Posted on November 19th, 2007 in House Foreclosures | No Comments »

California, Ohio and Florida has the dubious distinction of having more than two thirds of the top 25 metropolitan region’s house foreclosures listings during the last quarter of this year. According to data provided by one of the best online groups engaged in this work, foreclosure is not restricted to few pockets. 77 out of the 100 metro regions showed more foreclosure listings during the third quarter than the numbers recorded in the previous one. North Carolina, South Carolina, Virginia and Texas are relatively in a better off position.

In Stockton the ratio is 1:31 during the last quarter – this being the highest among the 100 metropolises. In the metro area out of 4,409 units there were 7.116 foreclosure filings. In Detroit, the ratio was 1:33 and it ranked second among the jumbo cities. Out of 16,079 units there were 25,708 foreclosure filings in the third quarter – it being double than what it was in the second quarter.

The metropolitan area of Riverside-San Bernardino, California stood third among the large cities with a ratio of 1:43. There were 31,661 filings against 20,664 properties during the third quarter – a rise of 30% over the second quarter.

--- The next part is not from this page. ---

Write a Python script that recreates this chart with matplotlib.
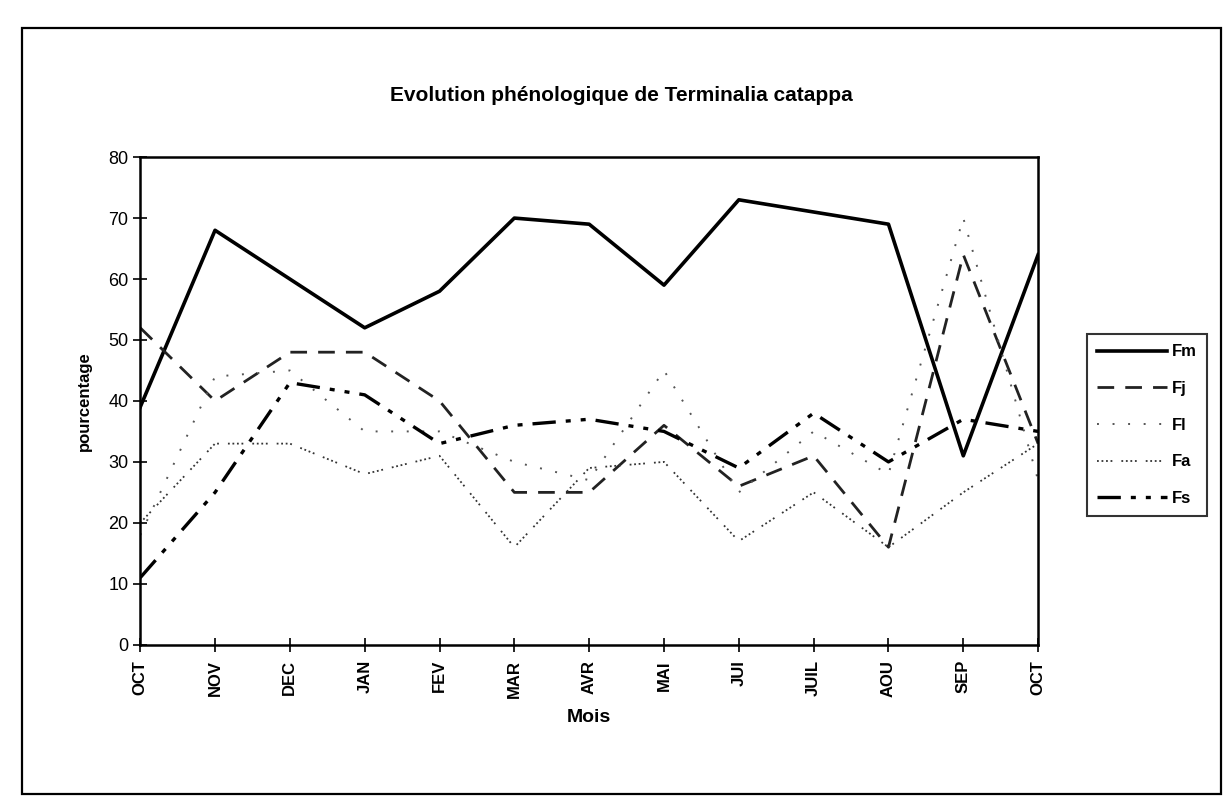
import matplotlib
matplotlib.use("Agg")
import matplotlib.pyplot as plt
from matplotlib.patches import Rectangle

months = ['OCT', 'NOV', 'DEC', 'JAN', 'FEV', 'MAR', 'AVR', 'MAI', 'JUI', 'JUIL', 'AOU', 'SEP', 'OCT']
Fm = [39, 68, 60, 52, 58, 70, 69, 59, 73, 71, 69, 31, 64]
Fj = [52, 40, 48, 48, 40, 25, 25, 36, 26, 31, 16, 64, 33]
Fl = [18, 44, 45, 35, 35, 30, 27, 45, 25, 35, 28, 70, 27]
Fa = [20, 33, 33, 28, 31, 16, 29, 30, 17, 25, 16, 25, 33]
Fs = [11, 25, 43, 41, 33, 36, 37, 35, 29, 38, 30, 37, 35]
yticks = [0, 10, 20, 30, 40, 50, 60, 70, 80]

plt.rcParams['font.family'] = ['Liberation Sans', 'DejaVu Sans']

fig = plt.figure(figsize=(12.3, 8.1), dpi=100)
ax = fig.add_axes([0.114, 0.204, 0.730, 0.602])

x = list(range(len(months)))
ax.plot(x, Fm, color='black', lw=2.6, ls='-', label='Fm')
ax.plot(x, Fj, color='#222222', lw=2.0, ls=(0, (6, 4)), label='Fj')
ax.plot(x, Fl, color='#555555', lw=1.4, ls=(0, (1, 7)), label='Fl')
ax.plot(x, Fa, color='#333333', lw=1.3, ls=(0, (1, 1.5, 1, 1.5, 1, 1.5, 1, 5)), label='Fa')
ax.plot(x, Fs, color='black', lw=2.4, ls=(0, (7, 3, 1.5, 3, 1.5, 3)), label='Fs')

ax.set_xlim(0, len(months) - 1)
ax.set_ylim(0, 80)
ax.set_yticks(yticks)
ax.set_xticks(x)
ax.set_xticklabels(months, rotation=90, fontsize=12, fontweight='bold')
ax.tick_params(axis='y', labelsize=13, direction='inout', length=10, width=1.2)
ax.tick_params(axis='x', direction='inout', length=10, width=1.2, pad=6)
for s in ax.spines.values():
    s.set_linewidth(1.8)
    s.set_color('black')

ax.set_xlabel('Mois', fontsize=14, fontweight='bold', labelpad=8)
ax.set_ylabel('pourcentage', fontsize=12, fontweight='bold', labelpad=12)

fig.text(0.505, 0.882, 'Evolution phénologique de Terminalia catappa',
         ha='center', va='center', fontsize=15, fontweight='bold')

leg = ax.legend(loc='center left', bbox_to_anchor=(1.045, 0.45), frameon=True,
                fancybox=False, fontsize=12, handlelength=4.2, handletextpad=0.3,
                labelspacing=1.3, borderpad=0.6, edgecolor='black')
leg.get_frame().set_linewidth(1.5)
for t in leg.get_texts():
    t.set_fontweight('bold')

fig.patches.append(Rectangle((0.018, 0.02), 0.975, 0.945, transform=fig.transFigure,
                             fill=False, edgecolor='black', lw=1.6))

fig.savefig('out.png', dpi=100)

Other cities following the top three were Fort Lauderdale, Las Vegas, Sacramento, Cleveland, Miami, Bakersfield and Oakland. The California cities took up seven of the top 25 positions. Florida and Ohio accounted for five of the 25 hot spots.

Riverside-San Bernardino region was the worst hit during the last third quarter. Los Angeles came next with 29,501 filings on 18,043 units – the ratio being 1:113 houses. It stood 26th among the top 100 jumbo cities. Detroit stood third during the last quarter.

Atlanta came fourth with 21,695 filings on 18,940 units – the ratio being 1:92. It ranked 18th among the 100 big metro regions. Other top ten contenders were Phoenix, Fort Lauderdale, Cleveland, Chicago, Miami and Sacramento.

Sale of houses in Los Angles County fell by 48.3% in October as compared to October 2006. The prices dived down by 3.8%. In October 4,368 houses were sold – 8,451 less than the previous year in the same month. The average price of property in Los Angeles County was down by $20,000 as compared to October 2006. The sale of houses was 42% less than what it were in the same month the previous year and the lowest in 20 years.

Seeing the trend buyers are hesitating to invest.